He made, for a very long time, what I unashamedly admit is my favourite wine (the Rockford Basket Press Shiraz).
That was enough for me. But, under his own labels, particularly in the US, he has been elevated to somewhat of a demi-god on the back of perfect 100/100 scores from the kingmaker of wine, Robert Parker Jr, who described his flagship as "...the greatest Shiraz made in Australia".
If you haven't heard of him, it's because the Seppos have stolen him to a large extent. Most of his wine is exported (under a dizzying array of eclectic labels) and generally sold out in smart fashion, with the premium lines being priced into the stratosphere on the secondary market.
Such is his popularity with the Yanks, I partly expected him to be cut in that mould - fat, loud, and possibly toting a handgun.
He was none of these things. He was genuinely interested in what people thought of his wine and talked unpretentiously about it. And while he was down to earth and friendly, I got the impression he'd have been far happier in his vineyard, with dirt under his fingernails and mud on his boots. Which is, of course, exactly the sort of thing you want in a winemaker.
He put on ten stonking reds (quite a few of which retail for over $100) and a tidy platter of Barossan cheeses. I took full advantage of the generous four-finger pours and left nothing on the paddock.
I've written up the best three.
Chris Ringland 2007 CR Barossa Shiraz
One of the cheaper drops on show, but also one of the best. I could have happily stuck a long straw in the bottle and saved them some washing up.
Black as a ditchdigger’s fingernail, and shiny as an accused’s suit.
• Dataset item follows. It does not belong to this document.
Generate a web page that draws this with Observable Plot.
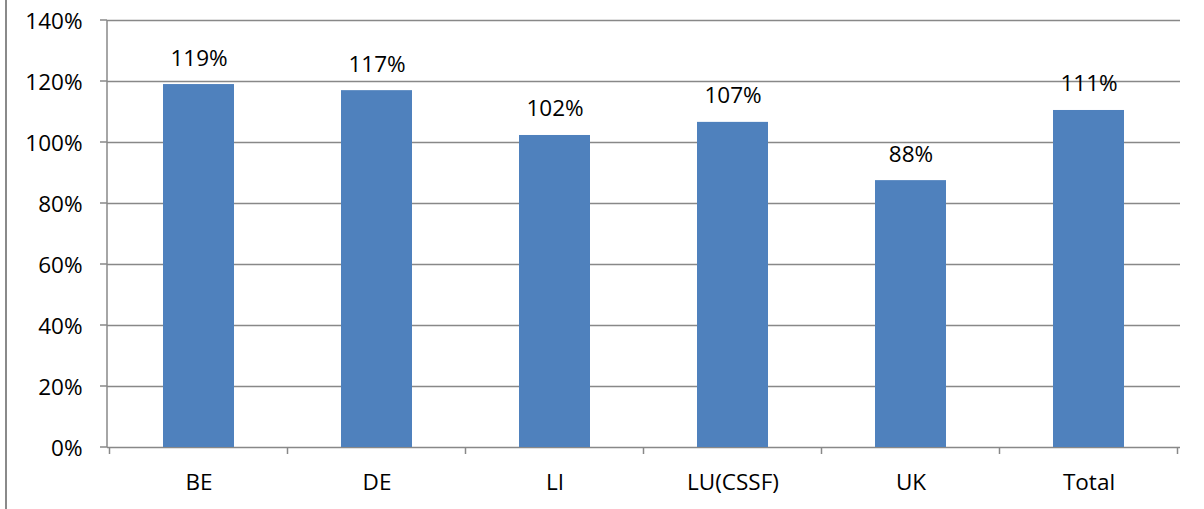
<!DOCTYPE html>
<html>
<head>
<meta charset="utf-8">
<script src="https://cdn.jsdelivr.net/npm/d3@7"></script>
<script src="https://cdn.jsdelivr.net/npm/@observablehq/plot@0.6"></script>
<style>
  html, body { margin: 0; padding: 0; background: #fff; }
  #wrap { position: relative; width: 1204px; height: 509px; }
  #border { position: absolute; left: 5px; top: 0; width: 2px; height: 509px; background: #8a8a8a; }
  svg { font-family: "Open Sans", "Liberation Sans", sans-serif; }
</style>
</head>
<body>
<div id="wrap"><div id="border"></div></div>
<script>
const categories = ["BE", "DE", "LI", "LU(CSSF)", "UK", "Total"];
const values = [1.19, 1.17, 1.023, 1.066, 0.875, 1.105];
const valueLabels = ["119%", "117%", "102%", "107%", "88%", "111%"];
const yTicks = [0, 0.2, 0.4, 0.6, 0.8, 1.0, 1.2, 1.4];

const data = categories.map((c, i) => ({cat: c, value: values[i], label: valueLabels[i]}));

const axisColor = "#888888";
const barColor = "#4F81BD";
const fontSize = 22.5;

function axisFrame(index, scales, channels, dimensions) {
  const {marginLeft, marginTop} = dimensions;
  const x = scales.x, y = scales.y;
  const bw = x.bandwidth();
  const step = x.step();
  const g = d3.create("svg:g").attr("stroke", axisColor).attr("stroke-width", 1.5).attr("fill", "none");
  const y0 = y(0);
  g.append("line").attr("x1", marginLeft).attr("x2", marginLeft).attr("y1", marginTop).attr("y2", y0);
  for (const t of yTicks) {
    g.append("line").attr("x1", marginLeft - 7).attr("x2", marginLeft).attr("y1", y(t)).attr("y2", y(t));
  }
  const bounds = categories.map(c => x(c) - (step - bw) / 2);
  bounds.push(x(categories[categories.length - 1]) + bw + (step - bw) / 2);
  for (const b of bounds) {
    g.append("line").attr("x1", b).attr("x2", b).attr("y1", y0).attr("y2", y0 + 7);
  }
  return g.node();
}

const chart = Plot.plot({
  width: 1204,
  height: 509,
  marginLeft: 107,
  marginRight: 24,
  marginTop: 20,
  marginBottom: 62,
  style: {fontFamily: "'Open Sans', 'Liberation Sans', sans-serif", background: "transparent"},
  x: {domain: categories, paddingInner: 0.6, paddingOuter: 0.3, label: null},
  y: {domain: [0, 1.4], label: null},
  marks: [
    Plot.gridY(yTicks, {stroke: axisColor, strokeOpacity: 1, strokeWidth: 1.5}),
    Plot.barY(data, {x: "cat", y: "value", fill: barColor}),
    Plot.text(data, {x: "cat", y: "value", text: "label", lineAnchor: "bottom", dy: -19, fontSize, fill: "#000"}),
    Plot.axisY(yTicks, {tickSize: 0, tickPadding: 25, dy: 1, fontSize, fill: "#000", tickFormat: d3.format(".0%"), label: null}),
    Plot.axisX({tickSize: 0, tickPadding: 27, fontSize, fill: "#000", label: null}),
    axisFrame
  ]
});
document.getElementById("wrap").appendChild(chart);
chart.style.position = "absolute";
chart.style.left = "0";
chart.style.top = "0";
</script>
</body>
</html>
Smelling this wine made me think of meat. Bovine seared on electric fence. Eating a cherry ripe. Sipping an espresso.
This is really good, solid drinking. Full of ripe fruit and smoky interest. It will make you grow muscles and put hair on your chest. If you’re female, you’ll need to shave afterwards.
I get the feeling this is a wine to be enjoyed young. Just don’t tell the old man from Hey Dad.
You’ll find it at The Wine Emporium in Brisbane if you're quick.
Drink with: Nudge
R Wines 2004 'Evil Incarnate' Barossa Shiraz
One of the pedestal wines of the night. And really, the wines leading up to it were simply jugglers before the burlesque.
Carefully constructed from the fruit of octogenarian vines, then kept on French oak for three years, Mr Ringland has turned out something very special here.
Impenetrably dark in the glass, fumes of alcohol billow from the bowl and greet you with a heady mix of berries and truffly, earthy goodness. You could happily sniff at it for hours.
The drinking is even better. It’s a great big whack of perfectly ripe deliciousness that throws you hard against the wall, and then toys with your tonsils as it sends tingles all the way down to your man plums. It’s butt clenchingly good.
One glass of this was never going to be enough. Unfortunately, standing between me and the pouring table was a woman with teeth like a dead man’s fist and a head like a hippo’s yawn. She greedily clutched at the last remaining bottle and tried to engage anyone who would listen in some high level wine waffle. Her head was so far up her own ass, I'm sure she was tasting each sip twice.
In the end, we feigned interest and distracted her with a couple of cheese crackers as we helped ourselves to the last of the bottle. I love it when a plan comes together.
It’s rare as hen’s teeth, but happily I managed to get one on order. If you’re lucky I’ll save you a drop.
Drink with: a warm fire, a leather couch, and deep pockets
R Wines 2004 'The Wine' Barossa Shiraz
The Anthony Mundine of wine. And much like The Man, it didn't quite live up to the hype for me.
Not that my opinion matters in the slightest. Chris is selling this stuff fist over hand to Uncle Sam. And Mr Parker Jr gives it a frightening 99 points (compared to 94 for the Evil Incarnate). But that’s the thing about wine. One man’s floor is another man’s ceiling.
It’s made from the same grapes as the Incarnate, treated almost identically, but barrelled in slightly different oak. The result gives an interesting insight into the impact the winemaker’s every little decision has on the end result.
It smells wonderful again, but with a more Asian, soy sauce feel. It also seemed much lighter, and slightly tannic.
It’s undoubtedly a great wine, but I preferred the Incarnate. What would I know. I’m obviously a heathen.
The label is cool - although it is so rare, I couldn’t get my hands on a photo. But if I told you Paul Smith’s lawyers will be lining up to claim a share of the profits, that gives you a fairly good clue.